==== DATASET EXCERPT

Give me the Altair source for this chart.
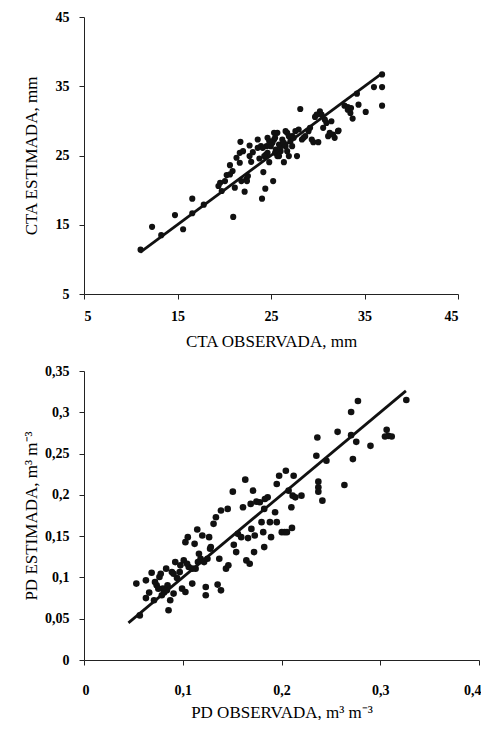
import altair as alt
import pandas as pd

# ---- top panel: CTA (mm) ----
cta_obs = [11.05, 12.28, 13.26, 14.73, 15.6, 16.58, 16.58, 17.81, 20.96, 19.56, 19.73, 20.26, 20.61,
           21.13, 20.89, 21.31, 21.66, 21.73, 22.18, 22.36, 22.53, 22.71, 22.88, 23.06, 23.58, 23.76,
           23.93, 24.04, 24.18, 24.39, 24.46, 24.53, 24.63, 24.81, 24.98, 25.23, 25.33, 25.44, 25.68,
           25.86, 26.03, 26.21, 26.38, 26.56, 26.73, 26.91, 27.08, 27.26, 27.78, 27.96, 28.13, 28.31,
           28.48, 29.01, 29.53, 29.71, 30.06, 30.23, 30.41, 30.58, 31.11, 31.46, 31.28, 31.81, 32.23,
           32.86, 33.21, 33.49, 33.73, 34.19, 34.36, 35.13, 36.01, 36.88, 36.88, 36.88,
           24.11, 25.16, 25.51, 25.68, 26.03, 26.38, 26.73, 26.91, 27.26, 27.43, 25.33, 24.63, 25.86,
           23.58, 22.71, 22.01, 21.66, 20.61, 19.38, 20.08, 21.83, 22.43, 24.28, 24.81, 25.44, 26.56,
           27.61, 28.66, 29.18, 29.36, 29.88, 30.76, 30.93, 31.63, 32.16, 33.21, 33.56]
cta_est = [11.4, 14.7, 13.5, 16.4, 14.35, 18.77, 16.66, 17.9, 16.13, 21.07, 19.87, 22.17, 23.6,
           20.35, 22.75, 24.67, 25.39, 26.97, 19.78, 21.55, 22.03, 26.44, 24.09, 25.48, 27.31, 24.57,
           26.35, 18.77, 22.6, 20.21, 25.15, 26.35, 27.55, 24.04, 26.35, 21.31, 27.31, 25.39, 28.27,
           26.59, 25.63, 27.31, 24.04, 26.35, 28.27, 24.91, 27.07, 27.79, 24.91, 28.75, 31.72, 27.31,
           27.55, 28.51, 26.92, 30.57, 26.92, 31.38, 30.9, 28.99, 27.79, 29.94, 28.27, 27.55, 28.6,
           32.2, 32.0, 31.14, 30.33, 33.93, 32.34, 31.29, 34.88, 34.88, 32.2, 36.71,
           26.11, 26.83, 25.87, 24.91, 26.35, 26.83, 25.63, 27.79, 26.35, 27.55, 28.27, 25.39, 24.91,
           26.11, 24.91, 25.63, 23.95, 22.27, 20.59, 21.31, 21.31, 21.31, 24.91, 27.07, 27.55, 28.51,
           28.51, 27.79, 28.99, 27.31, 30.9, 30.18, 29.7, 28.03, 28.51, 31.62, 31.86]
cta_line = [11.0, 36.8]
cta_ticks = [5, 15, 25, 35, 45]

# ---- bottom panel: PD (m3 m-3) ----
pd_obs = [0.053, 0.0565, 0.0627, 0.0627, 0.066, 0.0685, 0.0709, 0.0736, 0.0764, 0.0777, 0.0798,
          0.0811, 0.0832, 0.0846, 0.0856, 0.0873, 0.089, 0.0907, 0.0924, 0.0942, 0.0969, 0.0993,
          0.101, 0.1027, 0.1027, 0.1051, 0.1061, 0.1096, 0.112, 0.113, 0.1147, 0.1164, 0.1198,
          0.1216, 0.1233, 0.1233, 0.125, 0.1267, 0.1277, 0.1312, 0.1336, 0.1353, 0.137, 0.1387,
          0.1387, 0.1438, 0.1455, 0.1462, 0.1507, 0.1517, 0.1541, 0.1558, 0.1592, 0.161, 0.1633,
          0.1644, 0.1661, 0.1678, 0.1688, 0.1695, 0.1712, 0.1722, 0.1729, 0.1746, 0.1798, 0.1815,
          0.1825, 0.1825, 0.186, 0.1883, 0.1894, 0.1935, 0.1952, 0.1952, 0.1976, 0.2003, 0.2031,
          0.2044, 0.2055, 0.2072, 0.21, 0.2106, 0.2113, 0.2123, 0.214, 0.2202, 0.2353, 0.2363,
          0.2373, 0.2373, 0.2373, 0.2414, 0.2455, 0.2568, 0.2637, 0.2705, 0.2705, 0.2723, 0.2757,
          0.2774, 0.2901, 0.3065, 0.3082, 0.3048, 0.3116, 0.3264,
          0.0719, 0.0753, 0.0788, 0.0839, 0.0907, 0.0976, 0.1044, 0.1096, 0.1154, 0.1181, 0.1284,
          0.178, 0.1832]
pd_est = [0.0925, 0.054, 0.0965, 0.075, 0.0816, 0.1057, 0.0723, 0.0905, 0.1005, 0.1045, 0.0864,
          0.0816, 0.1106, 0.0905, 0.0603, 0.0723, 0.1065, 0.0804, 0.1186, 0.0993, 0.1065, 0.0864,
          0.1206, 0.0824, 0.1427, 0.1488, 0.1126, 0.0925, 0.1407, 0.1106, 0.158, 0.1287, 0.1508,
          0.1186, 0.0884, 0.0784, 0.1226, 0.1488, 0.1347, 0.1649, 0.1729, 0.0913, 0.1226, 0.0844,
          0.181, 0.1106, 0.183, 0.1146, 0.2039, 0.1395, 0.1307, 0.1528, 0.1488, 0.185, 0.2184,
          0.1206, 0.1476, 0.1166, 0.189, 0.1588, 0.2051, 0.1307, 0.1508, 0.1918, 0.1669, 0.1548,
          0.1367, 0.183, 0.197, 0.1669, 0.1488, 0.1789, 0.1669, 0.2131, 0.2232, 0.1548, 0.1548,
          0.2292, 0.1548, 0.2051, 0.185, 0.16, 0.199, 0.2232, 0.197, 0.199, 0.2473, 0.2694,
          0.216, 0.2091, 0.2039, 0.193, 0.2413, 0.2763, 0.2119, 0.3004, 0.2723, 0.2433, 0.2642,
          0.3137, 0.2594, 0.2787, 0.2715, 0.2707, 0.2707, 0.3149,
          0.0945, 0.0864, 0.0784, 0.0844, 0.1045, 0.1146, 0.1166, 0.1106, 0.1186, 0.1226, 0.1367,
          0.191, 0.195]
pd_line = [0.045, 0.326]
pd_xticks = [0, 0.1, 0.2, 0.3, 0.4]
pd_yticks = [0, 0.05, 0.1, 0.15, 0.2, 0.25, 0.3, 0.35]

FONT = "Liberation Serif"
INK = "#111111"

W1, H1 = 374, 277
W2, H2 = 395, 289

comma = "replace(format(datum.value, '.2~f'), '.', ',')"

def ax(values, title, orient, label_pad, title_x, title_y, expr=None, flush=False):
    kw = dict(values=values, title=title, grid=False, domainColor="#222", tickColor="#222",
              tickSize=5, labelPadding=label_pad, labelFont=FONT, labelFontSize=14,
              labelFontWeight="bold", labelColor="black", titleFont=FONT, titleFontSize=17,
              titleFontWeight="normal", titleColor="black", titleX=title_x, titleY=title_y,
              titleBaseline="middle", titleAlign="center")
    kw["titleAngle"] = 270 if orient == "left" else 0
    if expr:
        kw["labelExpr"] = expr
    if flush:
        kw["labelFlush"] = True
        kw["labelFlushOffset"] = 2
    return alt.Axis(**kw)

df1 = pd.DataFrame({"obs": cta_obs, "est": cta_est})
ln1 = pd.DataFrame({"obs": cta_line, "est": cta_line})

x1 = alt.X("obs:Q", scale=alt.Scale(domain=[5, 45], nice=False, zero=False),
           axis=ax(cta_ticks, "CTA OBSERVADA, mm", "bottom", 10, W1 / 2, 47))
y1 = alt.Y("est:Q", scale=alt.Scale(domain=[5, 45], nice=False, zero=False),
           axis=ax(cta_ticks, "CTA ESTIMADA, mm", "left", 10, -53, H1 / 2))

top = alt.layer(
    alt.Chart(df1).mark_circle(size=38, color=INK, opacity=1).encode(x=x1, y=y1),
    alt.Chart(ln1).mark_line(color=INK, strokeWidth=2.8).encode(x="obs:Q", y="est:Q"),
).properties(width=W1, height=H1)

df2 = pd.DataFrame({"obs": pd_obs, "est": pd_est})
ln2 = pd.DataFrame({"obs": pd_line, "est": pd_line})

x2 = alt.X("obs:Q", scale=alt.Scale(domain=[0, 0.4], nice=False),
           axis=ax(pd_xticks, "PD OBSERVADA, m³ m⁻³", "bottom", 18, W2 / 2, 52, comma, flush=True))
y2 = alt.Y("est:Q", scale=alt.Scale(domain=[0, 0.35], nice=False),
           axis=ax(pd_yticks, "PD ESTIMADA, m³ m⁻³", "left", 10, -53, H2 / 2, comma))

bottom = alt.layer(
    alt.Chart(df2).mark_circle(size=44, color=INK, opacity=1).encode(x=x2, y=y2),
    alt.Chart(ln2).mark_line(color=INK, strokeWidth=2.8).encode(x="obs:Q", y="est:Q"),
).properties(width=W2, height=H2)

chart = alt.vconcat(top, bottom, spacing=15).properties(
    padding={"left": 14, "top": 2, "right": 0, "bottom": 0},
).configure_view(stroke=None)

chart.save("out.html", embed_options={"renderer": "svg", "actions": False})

========

EXERCISE INSTRUCTIONS >> Without the pictures, return the listing above from its first line through the line that has "import pandas as pd".

THE SOLUTION >>
Give me the Altair source for this chart.
import altair as alt
import pandas as pd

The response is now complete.